A minimalist four-seater with go-kart like handling, the original Fiat 500 was powered by an aircooled 479cc flat-twin, mounted in the rear. Early cars had rear-hinged "suicide" doors and a full length sunroof. Post-1965 500F models had conventional front hinges, but the 500 retained its drum brakes and crude non-syncro "crash" gearbox to the end. Fiat built more than four million 500s in a twenty-year run.
Fiat 130 Coupe
Based on the mechanics of the ordinary-looking Type 130 saloons, the Pininfarina-styled 130 Coupe was fast, impressive and an altogether attractive four-seater. Launched in 1971, it used a Lampredi-designed V6 engine, which at 3.2-litres produced 165BHP and gave the car a top speed of nearly 120mph. Available with a choice of manual or automatic transmission, disc brakes all round and all-independent suspension., 4,491 were sold in 1977.
Fiat 850 Coupe
The sports version of Fiat's bread-and-butter 850 arrived a year after the saloon version in 1965. Bertone styled a cute two-seater spider variant, while Fiat's own styling department produced a neat fastback four-seater coupe with a water-cooled, rear-mounted engine. Handling was excellent, with light positive steering, lots of grip and responsive brakes (discs at front), 380,000 examples were built before production ended in 1971.
Fiat 124 Spider
Launched in 1966, the 124 Spider became arguably the best affordable, mass-produced sports cars of its generation. Much of its appeal stemmed from its fabulous twin-cam engine, a novelty at the time for such an inexpensive machine, although stylish lines and good handling were the other strengths that kept the model in production for nearly 20 years. The closely related 124 Coupe was introduced a year later with similar acclaim.
Fiat Dino Spider
There were two distinct Fiat Dino styles: an open two-seater and a closed 2+2 model. The curvy Pinafarina-bodied Spider was first on the market in late 1966. Using a version of the Ferrari-designed two-litre V6, detuned slightly to produce 160 rather than 175bhp, it had a maximum speed of close to 130mph. From late 1969 an even better Dino was offered, fitted with a 2.4-litre engine, stronger ZF gearbox and independent rear suspension.
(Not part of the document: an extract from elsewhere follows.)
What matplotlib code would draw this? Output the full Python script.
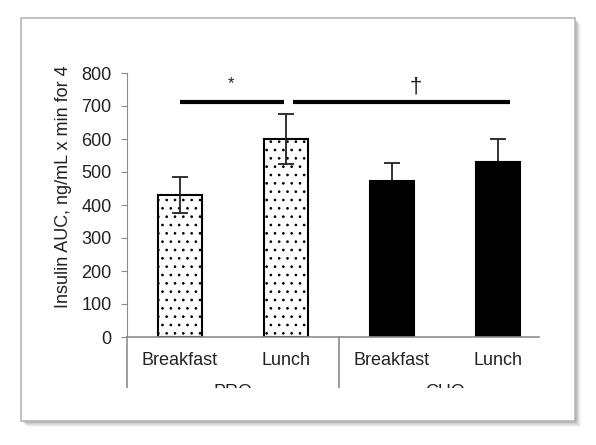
import matplotlib
matplotlib.use("Agg")
import matplotlib.pyplot as plt
from matplotlib.patches import Rectangle

# data
meals = ["Breakfast", "Lunch", "Breakfast", "Lunch"]
groups = ["PRO", "CHO"]
auc = [430, 600, 474, 529]
sem = [55, 77, 52, 71]
sig_marks = ["*", "\u2020"]

plt.rcParams['font.family'] = ['Liberation Sans', 'DejaVu Sans']
plt.rcParams['hatch.linewidth'] = 0.7
plt.rcParams['hatch.color'] = '#333333'
W, H = 596, 445
fig = plt.figure(figsize=(W / 100, H / 100), dpi=100)


def fx(px):
    return px / W


def fy(py):
    return 1 - py / H


# picture frame with a soft shadow (right and bottom)
for k, a in [(6, 0.05), (5, 0.07), (4, 0.09), (3, 0.12), (2, 0.16), (1, 0.2)]:
    fig.patches.append(Rectangle((fx(21 + k), fy(421 + k)), fx(554), 403 / H,
                                 transform=fig.transFigure, facecolor='#606060',
                                 edgecolor='none', alpha=a, zorder=-2))
fig.patches.append(Rectangle((fx(21), fy(421)), fx(554), 403 / H, transform=fig.transFigure,
                             facecolor='white', edgecolor='none', zorder=-1))

ax = fig.add_axes([fx(127), fy(337), fx(551 - 127), (337 - 73) / H])
ax.set_facecolor('none')

x = list(range(len(auc)))
# PRO bars: white with dots, CHO bars: solid black
styles = [dict(color='white', hatch='..', ez=3), dict(color='white', hatch='..', ez=3),
          dict(color='black', hatch=None, ez=1), dict(color='black', hatch=None, ez=1)]
for i in x:
    ax.bar(i, auc[i], width=0.41, color=styles[i]['color'], hatch=styles[i]['hatch'],
           edgecolor='black', linewidth=1.5, zorder=2)
    ax.errorbar(i, auc[i], yerr=sem[i], fmt='none', ecolor='#222222', elinewidth=1.3,
                capsize=5.5, capthick=1.3, zorder=styles[i]['ez'])

ax.set_xlim(-0.5, 3.5)
ax.set_ylim(0, 800)
ax.set_yticks(range(0, 801, 100))
for s in ['top', 'right', 'bottom']:
    ax.spines[s].set_visible(False)
ax.spines['left'].set_color('#8c8c8c')
ax.tick_params(axis='y', length=4, color='#8c8c8c', pad=7, labelsize=13, labelcolor='#222222')
ax.set_xticks(x)
ax.set_xticklabels(meals)
ax.tick_params(axis='x', length=0, pad=11, labelsize=13, labelcolor='#222222')

# category axis: baseline and group separators
xt = ax.get_xaxis_transform()
ax.plot([-0.5, 3.39], [0, 0], color='#8c8c8c', lw=1.2, transform=xt, clip_on=False)
for sx in [-0.5, 1.5]:
    ax.plot([sx, sx], [0, -0.193], color='#8c8c8c', lw=1.2, transform=xt, clip_on=False)
for gx, g in zip([0.5, 2.5], groups):
    ax.text(gx, -0.21, g, transform=xt, ha='center', va='center', fontsize=13, color='#222222')

# significance bars
ax.plot([0, 0.98], [711, 711], color='black', lw=3, solid_capstyle='butt')
ax.plot([1.07, 3.11], [711, 711], color='black', lw=3, solid_capstyle='butt')
ax.text(0.48, 768, sig_marks[0], ha='center', va='center', fontsize=12, color='#222222')
ax.text(2.22, 757, sig_marks[1], ha='center', va='center', fontsize=16, color='#222222')

fig.text(fx(63), fy(187), "Insulin AUC, ng/mL x min for 4", rotation=90,
         ha='center', va='center', fontsize=13, color='#222222')

# the picture is cut off below the group labels
fig.patches.append(Rectangle((fx(22), fy(420)), fx(552), 32 / H, transform=fig.transFigure,
                             facecolor='white', edgecolor='none', zorder=5))
fig.patches.append(Rectangle((fx(21), fy(421)), fx(554), 403 / H, transform=fig.transFigure,
                             facecolor='none', edgecolor='#b8b8b8', lw=1.2, zorder=6))

fig.savefig("out.png", dpi=100)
The X 1/9 was the first mid-engined sports-car to sell in large numbers. Announced in 1972, it made competitors like the Triumph Spitfire and MG Midget look obsolete at a stroke. Bertone styled and built the monocoque structure, and the power was by transverse engine/transmission unit mounted behind the two seats. The first models were 1300S, but for 1979 a 1.5-litre was fitted. Production reached approximately 100,000.